On October 4, 2017, natural gas (GASL) November 2018 futures traded $0.08 above the November 2017 futures. The difference between these two futures contracts is known as the futures spread.

On September 27, 2017, November 2018 futures settled just one-tenth of a cent above the November 2017 futures. As a result, the futures spread was at a premium of $0.001. Between September 27 and October 4, 2017, natural gas futures fell 4%.

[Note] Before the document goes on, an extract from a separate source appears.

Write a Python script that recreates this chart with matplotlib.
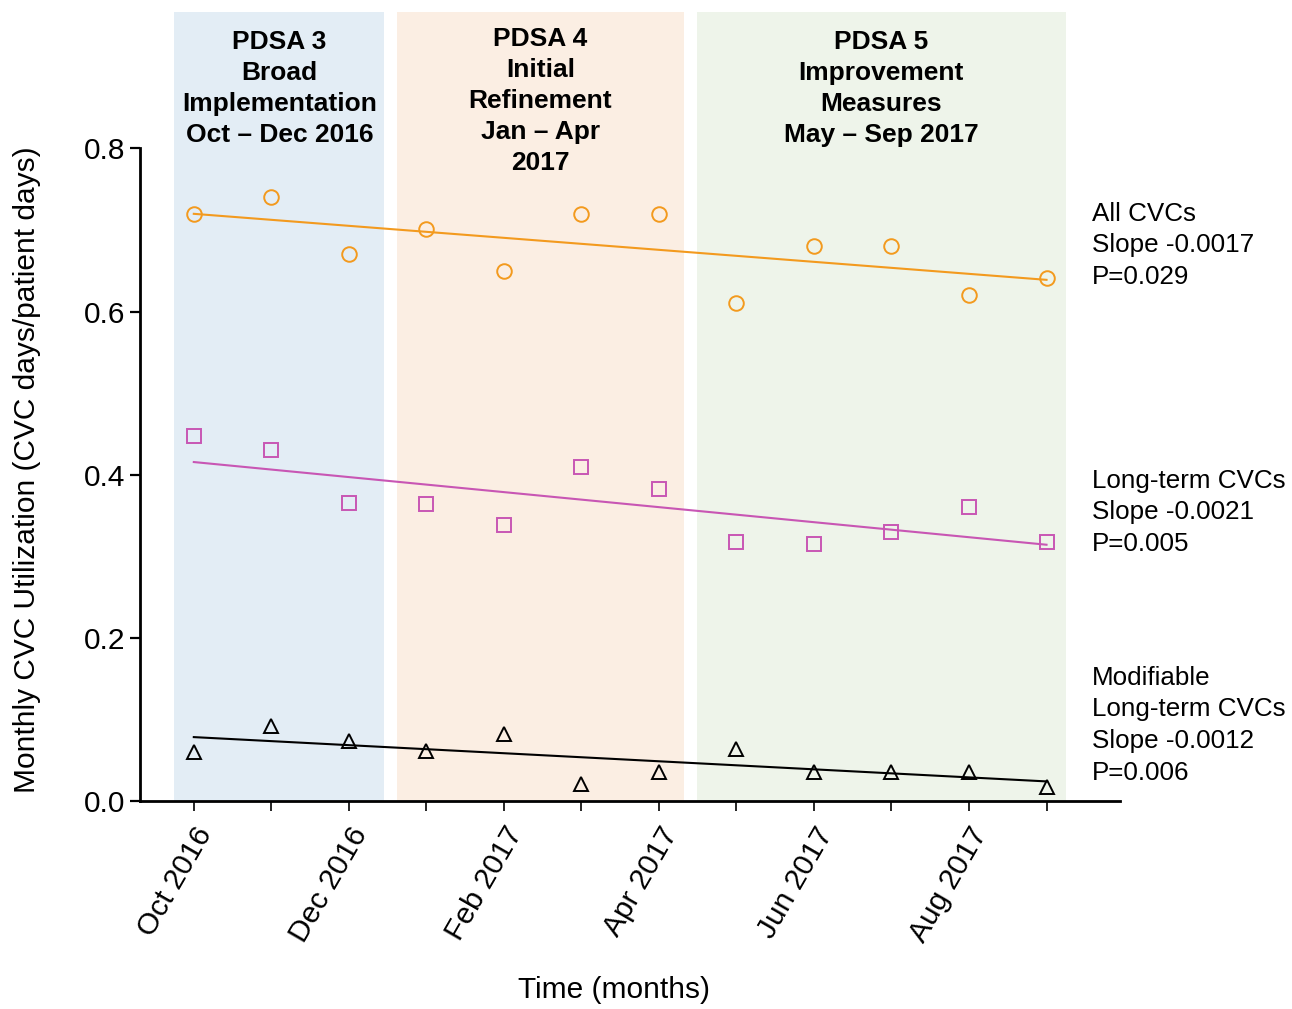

Futures Spread: A Look at Natural Gas Supply–Demand Concerns

At a premium

When the premium expands, it usually coincides with the fall in natural gas prices. If the premium falls, natural gas prices could rise. For example, the premium rose to $0.84 on March 3, 2016. Natural gas futures settled at their 17-year low on the same date.

At a discount

When the discount expands, it usually coincides with the rise in natural gas prices. If the discount falls, natural gas prices could fall. For example, the discount rose to ~$0.50 on May 12, 2017. Natural gas futures settled at their 2017 high on the same date.

In the trailing week, natural gas futures plunged, resulting in the expansion of the spread premium. This movement could be an indication of concerns regarding a fall in demand amid bearish weather forecasts.

Energy stocks

The shape of the forward curve is important for natural gas producers’ (XOP)(DRIP)(IEO) hedging-related decisions. This curve is also important for midstream companies’ (AMLP) natural gas storage, processing, and transportation businesses.

The difference between natural gas’s active futures and the following month’s futures could be the main driver for returns of funds such as the United States Natural Gas ETF (UNG).

On October 4, 2017, natural gas futures contracts to January 2018 settled at progressively higher prices.